Example: More people on earth means more energy needed and more houses built and more cars driven, which in turn mean more oil usage, more logging, less open space, less animal habitat and ultimately more carbon pollution in the air.
And how does this play politically speaking? Well, Thomas Sowell penned another good "rule" that has been dubbed Sowell's Law: "In human problems, there are no solutions, only trade-offs."
That fairly sums up the connections, actions and reactions of weather, fossil fuel use, oil exploration and trying to band-aid U.S. foreign policy.
And it likely sums up at least a portion of the Obama administration's thinking in its conditional approval Monday for Shell Oil to resume drilling for oil and gas in the Arctic Ocean's Chukchi seas this summer. The decision is a slap to environmentalists, who are thinking only about Earth's web of life, not necessarily the globe's web of life.
From June 2014 until late January 2015, the cost of gasoline in the U.S. dropped by more than 50 percent. For the average American that translated to a tax cut of about $1,000 a year. The great windfall for us was due, in part, by U.S. oil producers upping production, largely by hydraulic fracturing, called fracking.
Forget fracking's water and carbon pollution for a moment and think politically: The high cost of U.S. oil production and low price of gasoline is infringing on oil company profits. Action and reaction.
And don't forget that globalization thing. You know -- the politics version of everything is connected.
The world's large oil-exporting countries, especially Nigeria, Venezuela and Russia, are hurting because they were built on the high price of oil. Oil and gas make up more than half of Russia's budget. Cheap oil, combined with sanctions over Russia's actions in Ukraine, has sent the Russian ruble into a dive.
OPEC figures in this, too. The rich OPEC countries of Saudi Arabia, Qatar and the United Arab Emirates have had the wealth to play a global oil-supply waiting game, thinking they could wait out the low oil prices in the U.S.
On the other hand, the U.S. -- and particularly the Obama administration -- needs more leverage in both the Middle East and Russia.
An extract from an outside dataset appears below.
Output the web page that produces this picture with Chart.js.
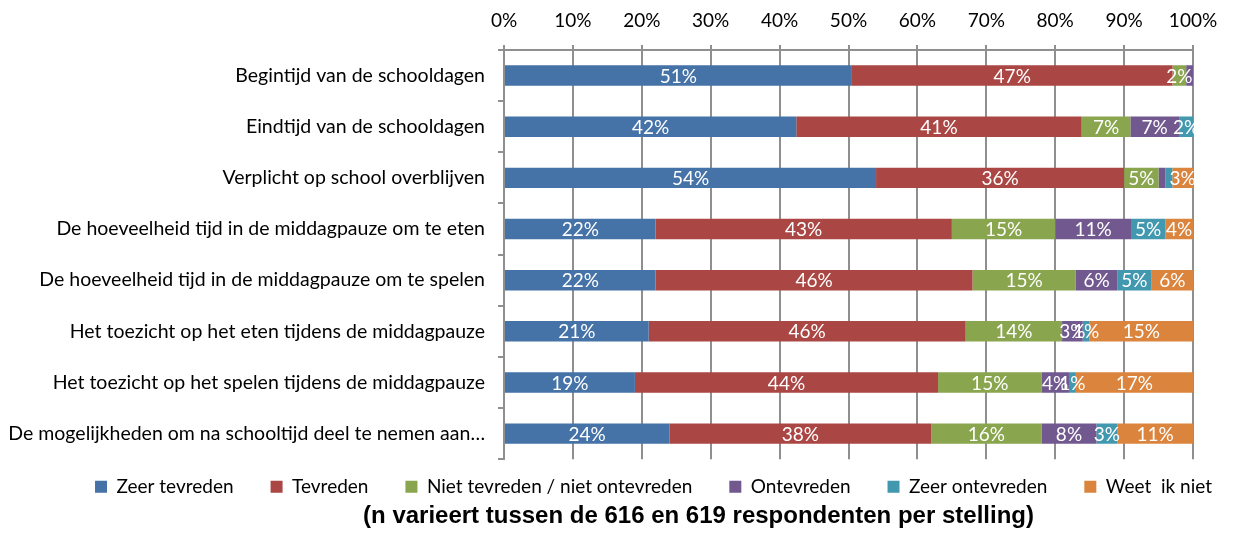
<!DOCTYPE html>
<html>
<head>
<meta charset="utf-8">
<script src="https://cdn.jsdelivr.net/npm/chart.js@4/dist/chart.umd.min.js"></script>
<style>
  html, body { margin: 0; padding: 0; background: #fff; }
  #wrap { width: 1234px; height: 533px; }
</style>
</head>
<body>
<div id="wrap"><canvas id="chart"></canvas></div>
<script>
const categories = [
  'Begintijd van de schooldagen',
  'Eindtijd van de schooldagen',
  'Verplicht op school overblijven',
  'De hoeveelheid tijd in de middagpauze om te eten',
  'De hoeveelheid tijd in de middagpauze om te spelen',
  'Het toezicht op het eten tijdens de middagpauze',
  'Het toezicht op het spelen tijdens de middagpauze',
  'De mogelijkheden om na schooltijd deel te nemen aan\u2026'
]
const seriesNames = ['Zeer tevreden', 'Tevreden', 'Niet tevreden / niet ontevreden', 'Ontevreden', 'Zeer ontevreden', 'Weet  ik niet']
const zeerTevreden = [51, 42, 54, 22, 22, 21, 19, 24]
const tevreden = [47, 41, 36, 43, 46, 46, 44, 38]
const neutraal = [2, 7, 5, 15, 15, 14, 15, 16]
const ontevreden = [1, 7, 1, 11, 6, 3, 4, 8]
const zeerOntevreden = [0, 2, 1, 5, 5, 1, 1, 3]
const weetIkNiet = [0, 0, 3, 4, 6, 15, 17, 11]
// labels Excel did not show (row, series)
const hiddenLabels = [[0, 3], [2, 3], [2, 4]]
const colors = ['#4572A7', '#AA4643', '#89A54E', '#71588F', '#4198AF', '#DB843D']
const xTicks = [0, 10, 20, 30, 40, 50, 60, 70, 80, 90, 100]

const allSeries = [zeerTevreden, tevreden, neutraal, ontevreden, zeerOntevreden, weetIkNiet]
const rowTotals = categories.map((c, i) => allSeries.reduce((s, arr) => s + arr[i], 0))

const FONT = 'Lato, "Open Sans", sans-serif'

const barLabels = {
  id: 'barLabels',
  afterDatasetsDraw(chart) {
    const ctx = chart.ctx
    ctx.save()
    ctx.fillStyle = '#fff'
    ctx.font = '19px ' + FONT
    ctx.textAlign = 'center'
    ctx.textBaseline = 'middle'
    chart.data.datasets.forEach((ds, i) => {
      chart.getDatasetMeta(i).data.forEach((bar, j) => {
        const raw = allSeries[i][j]
        if (!raw) return
        if (hiddenLabels.some(h => h[0] === j && h[1] === i)) return
        ctx.fillText(raw + '%', (bar.x + bar.base) / 2, bar.y + 1)
      })
    })
    ctx.restore()
  }
}

// legend keeps wide gaps between items but sits closer to the plot,
// legend and footnote sit a bit right of the canvas centre like in Excel
const boxShift = {
  id: 'boxShift',
  afterLayout(chart) {
    chart.legend.top -= 19
    chart.legend.left += 57
    chart.legend.right += 57
    chart.titleBlock.left += 102
    chart.titleBlock.right += 102
  }
}

new Chart(document.getElementById('chart'), {
  type: 'bar',
  data: {
    labels: categories,
    datasets: allSeries.map((arr, i) => ({
      label: seriesNames[i],
      data: arr.map((v, j) => v / rowTotals[j] * 100),
      backgroundColor: colors[i],
      borderWidth: 0,
      categoryPercentage: 1,
      barPercentage: 0.4
    }))
  },
  options: {
    indexAxis: 'y',
    responsive: true,
    maintainAspectRatio: false,
    animation: false,
    layout: { padding: { left: 0, right: 41, top: 0, bottom: 2 } },
    scales: {
      x: {
        position: 'top',
        stacked: true,
        min: 0,
        max: 100,
        afterBuildTicks: (scale) => { scale.ticks = xTicks.map(v => ({ value: v })) },
        afterFit: (scale) => { scale.height = 50 },
        ticks: {
          callback: v => v + '%',
          color: '#000',
          font: { family: FONT, size: 19 },
          padding: 13,
          maxRotation: 0
        },
        grid: { color: '#8f8f8f', lineWidth: 2, tickLength: 5, drawTicks: true },
        border: { color: '#8f8f8f', width: 2 }
      },
      y: {
        stacked: true,
        afterFit: (scale) => { scale.width = 504 },
        ticks: {
          color: '#000',
          font: { family: FONT, size: 19.5 },
          padding: 13,
          autoSkip: false
        },
        grid: { offset: true, drawOnChartArea: false, color: '#8f8f8f', lineWidth: 2, tickLength: 6 },
        border: { color: '#8f8f8f', width: 2 }
      }
    },
    plugins: {
      legend: {
        position: 'bottom',
        maxHeight: 43,
        labels: {
          color: '#000',
          font: { family: FONT, size: 19 },
          boxWidth: 12,
          boxHeight: 12,
          padding: 37
        }
      },
      title: {
        display: true,
        position: 'bottom',
        text: '(n varieert tussen de 616 en 619 respondenten per stelling)',
        color: '#000',
        font: { family: '"Liberation Sans", Arial, sans-serif', size: 24, weight: 'bold' },
        padding: { top: 0, bottom: 0 }
      },
      tooltip: { enabled: false }
    }
  },
  plugins: [barLabels, boxShift]
})
</script>
</body>
</html>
That would be the no-solutions-only-trade-offs meme.
Environmentalists say a drilling accident in the icy and treacherous Arctic waters could have far more devastating consequences than the deadly Gulf of Mexico oil spill of 2010, when an oil rig explosion killed 11 men and sent millions of barrels of oil spewing into the water for 87 days.
On the other hand, there's the rest of our multiplying world problems.